The Works of the Rev. Jonathan Swift/Volume 11/From Erasmus Lewis to Jonathan Swift - 16

From Wikisource
Jump to navigation Jump to search


SIR,
LONDON, JAN. 12, 1716-17.
 


ABOUT two months ago I sent you a very long epistle, and was in hopes you would either have made us a visit, or have let us hear from you. Since you have done neither, we must flatter ourselves that you will be better the new year than the former.

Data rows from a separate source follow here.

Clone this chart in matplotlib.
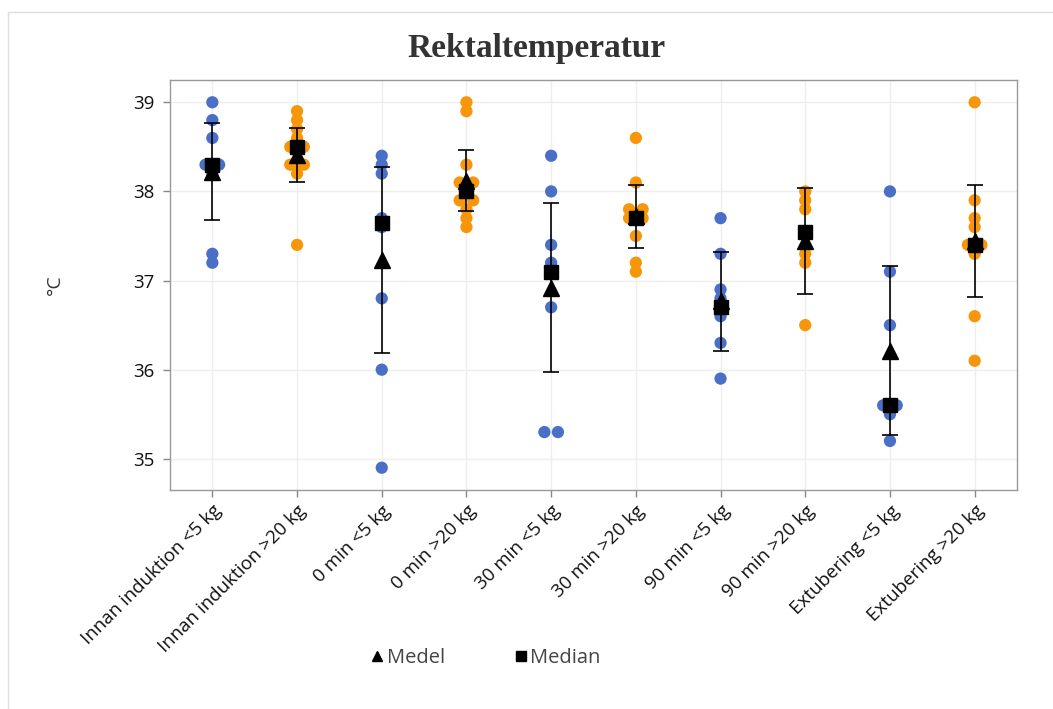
import numpy as np
import matplotlib.pyplot as plt
from matplotlib.lines import Line2D

# Rectal temperature per time point and weight group
categories = ['Innan induktion <5 kg', 'Innan induktion >20 kg',
              '0 min <5 kg', '0 min >20 kg',
              '30 min <5 kg', '30 min >20 kg',
              '90 min <5 kg', '90 min >20 kg',
              'Extubering <5 kg', 'Extubering >20 kg']

innan_lt5 = [39.0, 38.8, 38.6, 38.3, 38.3, 38.3, 38.2, 37.3, 37.2]
innan_gt20 = [38.9, 38.8, 38.7, 38.6, 38.5, 38.5, 38.5, 38.3, 38.3, 38.3, 38.2, 37.4]
min0_lt5 = [38.4, 38.3, 38.2, 37.7, 37.6, 36.8, 36.0, 34.9]
min0_gt20 = [39.0, 38.9, 38.3, 38.1, 38.1, 38.0, 37.9, 37.9, 37.8, 37.7, 37.6]
min30_lt5 = [38.4, 38.0, 37.4, 37.2, 37.1, 36.7, 35.3, 35.3]
min30_gt20 = [38.6, 38.1, 37.8, 37.8, 37.7, 37.7, 37.5, 37.2, 37.1]
min90_lt5 = [37.7, 37.3, 36.9, 36.8, 36.7, 36.6, 36.3, 35.9]
min90_gt20 = [38.0, 37.9, 37.8, 37.3, 37.2, 36.5]
extub_lt5 = [38.0, 37.1, 36.5, 35.6, 35.6, 35.6, 35.5, 35.2]
extub_gt20 = [39.0, 37.9, 37.7, 37.6, 37.4, 37.4, 37.4, 37.3, 36.6, 36.1]

groups = [innan_lt5, innan_gt20, min0_lt5, min0_gt20, min30_lt5,
          min30_gt20, min90_lt5, min90_gt20, extub_lt5, extub_gt20]

# summary values (mean, median, sd)
means = [38.22, 38.41, 37.23, 38.12, 36.92, 37.72, 36.765, 37.445, 36.215, 37.445]
medians = [38.3, 38.5, 37.64, 38.0, 37.1, 37.7, 36.7, 37.55, 35.6, 37.4]
sds = [0.545, 0.30, 1.04, 0.34, 0.945, 0.35, 0.555, 0.595, 0.945, 0.625]

blue = '#4A6FC6'
orange = '#F7960A'

fig = plt.figure(figsize=(10.53, 7.09), dpi=100)
ax = fig.add_axes([170/1053, 1-490/709, 847/1053, 410/709])

# dots, with tied values spread sideways
for i, vals in enumerate(groups):
    color = blue if i % 2 == 0 else orange
    vals = np.array(vals)
    xs = np.full(len(vals), float(i))
    for v in np.unique(vals):
        idx = np.where(np.isclose(vals, v))[0]
        if len(idx) > 1:
            xs[idx] = i + np.linspace(-0.08, 0.08, len(idx))
    ax.scatter(xs, vals, s=78, color=color, edgecolors='none', zorder=3)

x = np.arange(len(categories))
ax.errorbar(x, means, yerr=sds, fmt='none', ecolor='black', elinewidth=1.2,
            capsize=6, capthick=1.2, zorder=4)
ax.plot(x, means, '^', color='black', markersize=11.5, linestyle='none', zorder=5)
ax.plot(x, medians, 's', color='black', markersize=10.5, linestyle='none', zorder=6)

ax.set_xlim(-0.5, 9.5)
ax.set_ylim(34.65, 39.25)
ax.set_yticks([35, 36, 37, 38, 39])
ax.set_xticks(x)
ax.set_xticklabels(categories, rotation=45, ha='right', rotation_mode='anchor',
                   family='Open Sans', fontsize=13.5, color='#111111')
for lbl in ax.get_yticklabels():
    lbl.set_family('Open Sans')
    lbl.set_fontsize(13.5)
    lbl.set_color('#111111')
ax.tick_params(axis='both', color='#888888', length=5, width=1)
ax.tick_params(axis='y', pad=6)
ax.grid(True, color='#EEEEEE', linewidth=1)
ax.set_axisbelow(True)
for sp in ax.spines.values():
    sp.set_color('#999999')
    sp.set_linewidth(1)

fig.text(537/1053, 1-48/709, 'Rektaltemperatur', ha='center', va='center',
         family='Liberation Serif', fontweight='bold', fontsize=24, color='#333333')
fig.text(55/1053, 1-285/709, '°C', ha='center', va='center', rotation=90,
         family='Open Sans', fontsize=14, color='#333333')

# frame round the figure
fig.add_artist(Line2D([8/1053, 1], [1-12/709, 1-12/709], transform=fig.transFigure,
                      color='#DDDDDD', linewidth=1))
fig.add_artist(Line2D([8/1053, 8/1053], [0, 1-12/709], transform=fig.transFigure,
                      color='#DDDDDD', linewidth=1))

handles = [Line2D([], [], marker='^', color='black', linestyle='none', markersize=7.5),
           Line2D([], [], marker='s', color='black', linestyle='none', markersize=7.5)]
leg = fig.legend(handles, ['Medel', 'Median'], loc='center', ncol=2,
                 bbox_to_anchor=(486/1053, 1-658/709), frameon=False,
                 handlelength=0.6, handletextpad=0.15, columnspacing=3.5,
                 prop={'family': 'Open Sans', 'size': 14.5})
for t in leg.get_texts():
    t.set_color('#444444')

fig.savefig('out.png', dpi=100)
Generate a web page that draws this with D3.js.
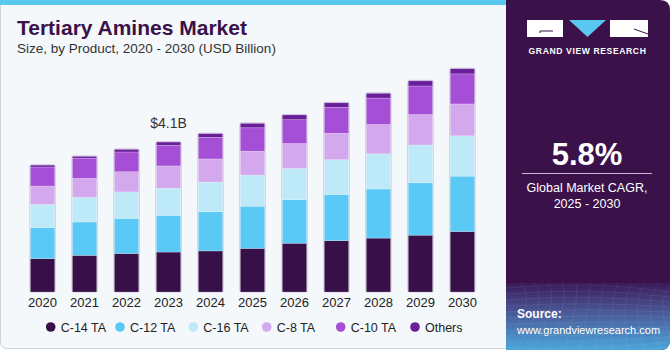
<!DOCTYPE html>
<html>
<head>
<meta charset="utf-8">
<script src="https://cdn.jsdelivr.net/npm/d3@7"></script>
<style>
  body { margin: 0; background: #ffffff; }
  svg { display: block; font-family: "Liberation Sans", Arial, sans-serif; }
</style>
</head>
<body>
<div id="chart"></div>
<script>
// chart data (USD Billion)
const years = ["2020", "2021", "2022", "2023", "2024", "2025", "2026", "2027", "2028", "2029", "2030"];
const seriesNames = ["C-14 TA", "C-12 TA", "C-16 TA", "C-8 TA", "C-10 TA", "Others"];
const c14 = [0.91, 1.00, 1.05, 1.09, 1.12, 1.19, 1.33, 1.40, 1.47, 1.55, 1.65];
const c12 = [0.85, 0.91, 0.96, 1.00, 1.07, 1.15, 1.19, 1.26, 1.34, 1.43, 1.51];
const c16 = [0.63, 0.67, 0.72, 0.74, 0.81, 0.85, 0.85, 0.95, 0.96, 1.03, 1.10];
const c8 = [0.50, 0.52, 0.55, 0.61, 0.63, 0.65, 0.68, 0.72, 0.80, 0.83, 0.87];
const c10 = [0.52, 0.55, 0.54, 0.56, 0.59, 0.64, 0.65, 0.71, 0.72, 0.78, 0.82];
const others = [0.05, 0.05, 0.07, 0.09, 0.10, 0.12, 0.13, 0.12, 0.13, 0.14, 0.14];
const colors = ["#37104a", "#5bc9f5", "#bde9f9", "#d4a8ec", "#a44fd6", "#6a1f9a"];
const annotation = { year: "2023", label: "$4.1B" };

const W = 670, H = 350;
const svg = d3.select("#chart").append("svg")
  .attr("width", W)
  .attr("height", H);

// left panel
svg.append("rect")
  .attr("x", 0.5).attr("y", 0.5)
  .attr("width", 520).attr("height", 348)
  .attr("rx", 6)
  .attr("fill", "#f4f8fb")
  .attr("stroke", "#d0d4d8");
svg.append("rect")
  .attr("x", 0).attr("y", 0)
  .attr("width", 507).attr("height", 5)
  .attr("fill", "#5bc8f0");

// title
svg.append("text")
  .attr("x", 17).attr("y", 35)
  .attr("font-size", 21).attr("font-weight", "bold")
  .attr("fill", "#3a1149")
  .text("Tertiary Amines Market");
svg.append("text")
  .attr("x", 17).attr("y", 53)
  .attr("font-size", 13.5)
  .attr("fill", "#333")
  .text("Size, by Product, 2020 - 2030 (USD Billion)");

// scales
const x = d3.scaleBand()
  .domain(years)
  .range([22, 483])
  .paddingInner(0.42)
  .paddingOuter(0.2);
const y = d3.scaleLinear()
  .domain([0, 4.1])
  .range([292, 141.7]);

const table = years.map((yr, i) => ({
  year: yr,
  "C-14 TA": c14[i], "C-12 TA": c12[i], "C-16 TA": c16[i],
  "C-8 TA": c8[i], "C-10 TA": c10[i], "Others": others[i]
}));
const stacked = d3.stack().keys(seriesNames)(table);
const totals = table.map(d => d3.sum(seriesNames, k => d[k]));

// bar outlines
svg.append("g").selectAll("rect")
  .data(table)
  .join("rect")
    .attr("x", d => x(d.year) - 0.5)
    .attr("y", (d, i) => y(totals[i]) - 0.5)
    .attr("width", x.bandwidth() + 1)
    .attr("height", (d, i) => y(0) - y(totals[i]) + 0.5)
    .attr("rx", 2)
    .attr("fill", "none")
    .attr("stroke", "#cfc4dc")
    .attr("stroke-width", 1);

// stacked segments
const layer = svg.append("g").selectAll("g")
  .data(stacked)
  .join("g")
    .attr("fill", (d, i) => colors[i]);

layer.selectAll("rect")
  .data(d => d)
  .join("rect")
    .attr("x", d => x(d.data.year))
    .attr("y", d => y(d[1]))
    .attr("width", x.bandwidth())
    .attr("height", d => y(d[0]) - y(d[1]))
    .attr("stroke", "rgba(255,255,255,0.35)")
    .attr("stroke-width", 0.6);

// x axis labels
const xAxis = d3.axisBottom(x).tickSize(0).tickPadding(6);
const gx = svg.append("g")
  .attr("transform", "translate(0,292)")
  .call(xAxis);
gx.select(".domain").remove();
gx.selectAll("text")
  .attr("font-size", 13)
  .attr("font-family", "Liberation Sans, Arial, sans-serif")
  .attr("fill", "#222");

// annotation
const ai = years.indexOf(annotation.year);
svg.append("text")
  .attr("x", x(annotation.year) + x.bandwidth() / 2)
  .attr("y", y(totals[ai]) - 14)
  .attr("text-anchor", "middle")
  .attr("font-size", 14)
  .attr("fill", "#333")
  .text(annotation.label);

// legend
const legendX = [50.7, 120, 193.3, 266.7, 340.7, 415];
const legend = svg.append("g").selectAll("g")
  .data(seriesNames)
  .join("g")
    .attr("transform", (d, i) => `translate(${legendX[i]},327)`);
legend.append("circle")
  .attr("r", 4.8)
  .attr("fill", (d, i) => colors[i]);
legend.append("text")
  .attr("x", 10)
  .attr("y", 4.5)
  .attr("font-size", 12.5)
  .attr("fill", "#222")
  .text(d => d);

// right panel
const defs = svg.append("defs");
const grad = defs.append("linearGradient")
  .attr("id", "srcGrad")
  .attr("x1", 0).attr("y1", 0).attr("x2", 0).attr("y2", 1);
grad.append("stop").attr("offset", "0%").attr("stop-color", "#3a1a5a");
grad.append("stop").attr("offset", "45%").attr("stop-color", "#4a5a98");
grad.append("stop").attr("offset", "100%").attr("stop-color", "#4aa6dc");

const clip = defs.append("clipPath").attr("id", "panelClip");
clip.append("path")
  .attr("d", "M506,0 H660 Q670,0 670,10 V340 Q670,350 660,350 H506 Z");

const panel = svg.append("g").attr("clip-path", "url(#panelClip)");
panel.append("rect")
  .attr("x", 506).attr("y", 0)
  .attr("width", 164).attr("height", 350)
  .attr("fill", "#3a1149");
panel.append("rect")
  .attr("x", 506).attr("y", 283)
  .attr("width", 164).attr("height", 67)
  .attr("fill", "url(#srcGrad)");

// faint grid pattern in the source box
const mesh = panel.append("g")
  .attr("stroke", "rgba(255,255,255,0.12)")
  .attr("stroke-width", 0.6)
  .attr("fill", "none");
d3.range(0, 12).forEach(i => {
  mesh.append("path").attr("d", `M${500 + i * 16},350 Q${540 + i * 10},300 ${520 + i * 14},283`);
  mesh.append("path").attr("d", `M506,${288 + i * 6} Q590,${280 + i * 7} 670,${292 + i * 5}`);
});

// logo
const logo = svg.append("g");
logo.append("rect").attr("x", 527).attr("y", 20).attr("width", 36).attr("height", 17).attr("fill", "#fff");
logo.append("path").attr("d", "M553,31 H540 V33").attr("stroke", "#3a1149").attr("stroke-width", 1).attr("fill", "none");
logo.append("path").attr("d", "M569,20 L606,20 L587.5,37 Z").attr("fill", "#5bc8f0");
logo.append("rect").attr("x", 610).attr("y", 20).attr("width", 38).attr("height", 17).attr("fill", "#fff");
logo.append("path").attr("d", "M634,29 L648,34").attr("stroke", "#3a1149").attr("stroke-width", 1);
logo.append("text")
  .attr("x", 587.5).attr("y", 54)
  .attr("text-anchor", "middle")
  .attr("font-size", 8.6).attr("font-weight", "bold")
  .attr("letter-spacing", 0.6)
  .attr("fill", "#fff")
  .text("GRAND VIEW RESEARCH");

// CAGR
svg.append("text")
  .attr("x", 587).attr("y", 165)
  .attr("text-anchor", "middle")
  .attr("font-size", 31).attr("font-weight", "bold")
  .attr("fill", "#fff")
  .text("5.8%");
svg.append("line")
  .attr("x1", 522).attr("x2", 652)
  .attr("y1", 173.5).attr("y2", 173.5)
  .attr("stroke", "#cbbad6").attr("stroke-width", 1);
svg.append("text")
  .attr("x", 587).attr("y", 192)
  .attr("text-anchor", "middle")
  .attr("font-size", 12.5)
  .attr("fill", "#fff")
  .text("Global Market CAGR,");
svg.append("text")
  .attr("x", 587).attr("y", 208)
  .attr("text-anchor", "middle")
  .attr("font-size", 12.5)
  .attr("fill", "#fff")
  .text("2025 - 2030");

// source
svg.append("text")
  .attr("x", 517).attr("y", 318)
  .attr("font-size", 12).attr("font-weight", "bold")
  .attr("fill", "#fff")
  .text("Source:");
svg.append("text")
  .attr("x", 517).attr("y", 334)
  .attr("font-size", 11)
  .attr("fill", "#fff")
  .text("www.grandviewresearch.com");
</script>
</body>
</html>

Our friend Prior, not having had the vicissitude of human things before his eyes, is likely to end his days in as forlorn a state as any other poet has done before him, if his friends do not take more care of him than he did of himself. Therefore, to prevent the evil, which we see is coming on very fast, we have a project of printing his Solomon, and other poetical works, by subscription; one guinea to be paid in hand, and the other at the delivery of the book. He, Arbuthnot, Pope and Gay, are now with me, and remember you. It is our joint request, that you will endeavour to procure some subscriptions: you will give your receipts for the money you receive, and when you return it hither, you shall have others in lieu. There are no papers printed here, nor any advertisement to be published; for the whole matter is to be managed by friends in such a manner as shall be least shocking to the dignity of a plenipotentiary.

I am told the archbishop of Dublin shows a letter of yours, reflecting on the high flying clergy. I fancy you have writ to him in an ironical style, and that he would have it otherwise understood. This will bring to your mind what I have formerly said to you on that figure. Pray condescend to explain this matter to me. The removal of my lord Townshend has given a little spirit; but that will soon flag, if the king, at his return, does not make farther changes. What measures his majesty will take is uncertain; but this we are very sure of, that the division of the whigs is so great, that, morally speaking, nothing but another rebellion can ever unite them. Sunderland, Stanhope, and Cadogan are of one side; Townshend, Walpole, Oxford, Devonshire, and the chancellor[1], on the other. The latter seem at present to be strongest; but when the former appear with a German reinforcement, they will undoubtedly turn the balance. They are both making their court to the tories, who, I hope, will be a body by themselves, and not serve as recruits to either of the other two. Lord Townshend's friends give out, that his disgrace is owing to refusing four things, viz. to keep up the army; repeal the limitations of the succession-act; to send money to Germany for carrying on a war against Sweden; and to attaint lord Oxford. When lord Sunderland[2] comes over, he will probably cry 'whore again,' and endeavour to saddle lord Townshend in his turn. For these reproaches now are like that of Jacobitism in former reigns. We are told, that lord Bolingbroke has permission to stay in France, notwithstanding the late treaty, provided he retires from Paris.

  1. William, earl Cowper.
  2. By whose intrigues lord viscount Townshend had been removed from the post of secretary of state, which was given to James Stanhope, afterward earl Stanhope.